Gene Transfer into Rat Renal Cells Using Adeno-Associated Virus Vectors

Adeno-associated virus (AAV) vectors have a number of attractive features, including lack of cytotoxicity, ability to transduce nondividing cells, and long-term transgene expression. We investigated whether rat renal cells could be efficiently transduced with AAV vectors. Rat glomerular mesangial cells were transduced with AAV-lacZ vector containing β-galactosidase gene in vitro, and the expression of β-galactosidase was evaluated by X-gal staining and ELISA. For ex vivo experiments, sections of rat kidneys were incubated with AAV-lacZ, and then evaluated by X-gal histochemical staining.

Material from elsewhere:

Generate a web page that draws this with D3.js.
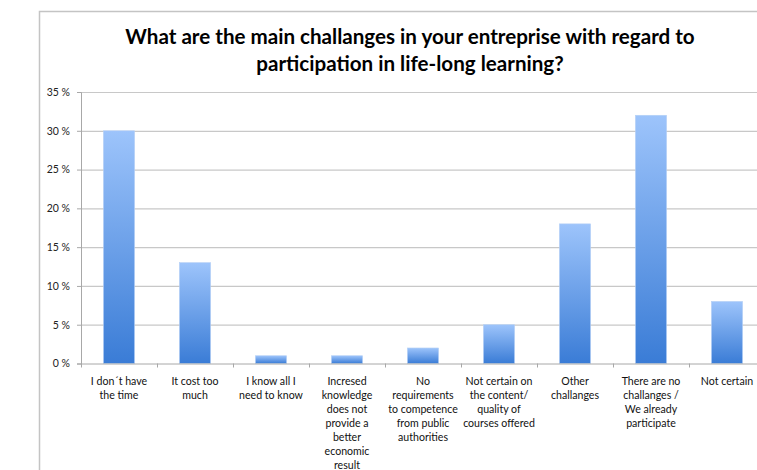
<!DOCTYPE html>
<html>
<head>
<meta charset="utf-8">
<script src="https://cdn.jsdelivr.net/npm/d3@7/dist/d3.min.js"></script>
<style>
  html, body { margin: 0; padding: 0; background: #fff; }
  svg { display: block; }
</style>
</head>
<body>
<svg id="chart" width="757" height="470"></svg>
<script>
const titleLines = ["What are the main challanges in your entreprise with regard to", "participation in life-long learning?"];
const categories = [
  ["I don´t have", "the time"],
  ["It cost too", "much"],
  ["I know all I", "need to know"],
  ["Incresed", "knowledge", "does not", "provide a", "better", "economic", "result"],
  ["No", "requirements", "to competence", "from public", "authorities"],
  ["Not certain on", "the content/", "quality of", "courses offered"],
  ["Other", "challanges"],
  ["There are no", "challanges /", "We already", "participate"],
  ["Not certain"]
];
const values = [30, 13, 1, 1, 2, 5, 18, 32, 8];
const yTicks = [0, 5, 10, 15, 20, 25, 30, 35];

const svg = d3.select("#chart");
const font = "Lato, 'Open Sans', sans-serif";

// frame
svg.append("rect").attr("x", 39.5).attr("y", 11.5).attr("width", 800).attr("height", 600)
  .attr("fill", "#fff").attr("stroke", "#c4c4c4").attr("stroke-width", 1.5);

// title
svg.append("g").selectAll("text").data(titleLines).join("text")
  .attr("x", 410).attr("y", (d, i) => 44 + i * 27)
  .attr("text-anchor", "middle")
  .attr("font-family", font).attr("font-weight", "bold").attr("font-size", 20.6)
  .attr("fill", "#000").text(d => d);

const x0 = 81, yTop = 92, yBot = 363.5;
const x = d3.scaleBand().domain(d3.range(categories.length)).range([x0, x0 + 76 * categories.length]).paddingInner(0.59).paddingOuter(0.295);
const y = d3.scaleLinear().domain([0, 35]).range([yBot, yTop]);

const defs = svg.append("defs");
const grad = defs.append("linearGradient").attr("id", "barGrad").attr("x1", 0).attr("y1", 0).attr("x2", 0).attr("y2", 1);
grad.append("stop").attr("offset", "0%").attr("stop-color", "#9dc4fb");
grad.append("stop").attr("offset", "100%").attr("stop-color", "#3a7cd6");

// gridlines
svg.append("g").selectAll("line").data(yTicks.filter(t => t > 0)).join("line")
  .attr("x1", x0).attr("x2", 800).attr("y1", d => y(d) + 0.5).attr("y2", d => y(d) + 0.5)
  .attr("stroke", "#c8c8c8").attr("stroke-width", 1.2);

// y axis
const yAxis = svg.append("g").attr("transform", `translate(${x0},0)`)
  .call(d3.axisLeft(y).tickValues(yTicks).tickSize(4).tickPadding(7).tickFormat(d => d + " %"));
yAxis.select(".domain").attr("stroke", "#a8a8a8");
yAxis.selectAll(".tick line").attr("stroke", "#a8a8a8");
yAxis.selectAll("text").attr("font-family", font).attr("font-size", 10.5).attr("fill", "#222");

// bars
svg.append("g").selectAll("rect").data(values).join("rect")
  .attr("x", (d, i) => x(i)).attr("width", x.bandwidth())
  .attr("y", d => y(d)).attr("height", d => yBot - y(d))
  .attr("fill", "url(#barGrad)").attr("stroke", "#b5d0f5").attr("stroke-width", 0.6);

// x axis
const xStep = 76;
const xg = svg.append("g");
xg.append("line").attr("x1", x0).attr("x2", 800).attr("y1", yBot + 0.5).attr("y2", yBot + 0.5).attr("stroke", "#a8a8a8");
xg.selectAll("line.tk").data(d3.range(categories.length + 1)).join("line").attr("class", "tk")
  .attr("x1", i => x0 + i * xStep + 0.5).attr("x2", i => x0 + i * xStep + 0.5)
  .attr("y1", yBot).attr("y2", yBot + 4).attr("stroke", "#a8a8a8");

const labels = xg.selectAll("text.lab").data(categories).join("text").attr("class", "lab")
  .attr("text-anchor", "middle").attr("font-family", font).attr("font-size", 10.6).attr("fill", "#111");
labels.selectAll("tspan").data((d, i) => d.map(s => ({ s, i }))).join("tspan")
  .attr("x", d => x(d.i) + x.bandwidth() / 2)
  .attr("y", (d, j) => 385 + j * 14)
  .text(d => d.s);
</script>
</body>
</html>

The level of β-galactosidase expression in cultured rat mesangial cells increased in a dose-dependent manner (ranging from 1 × 105 to 5 × 106 particles/cell). When transduced with 5 × 106 vector particles/cell of AAV-lacZ, about 50% of mesangial cells were stained positively with X-gal, and the level of β-galactosidase expression reached 9.9 ± 1.5 ng/mg protein. Expression was detectable during the culture period for at least 7 days. X-gal histochemical examination of the ex vivo transduced renal tissue revealed tubular cell and interstitial tissue staining. However, gene transfer was not clearly observed in glomeruli. These findings suggest that AAV vectors have the potential for gene therapy of renal diseases.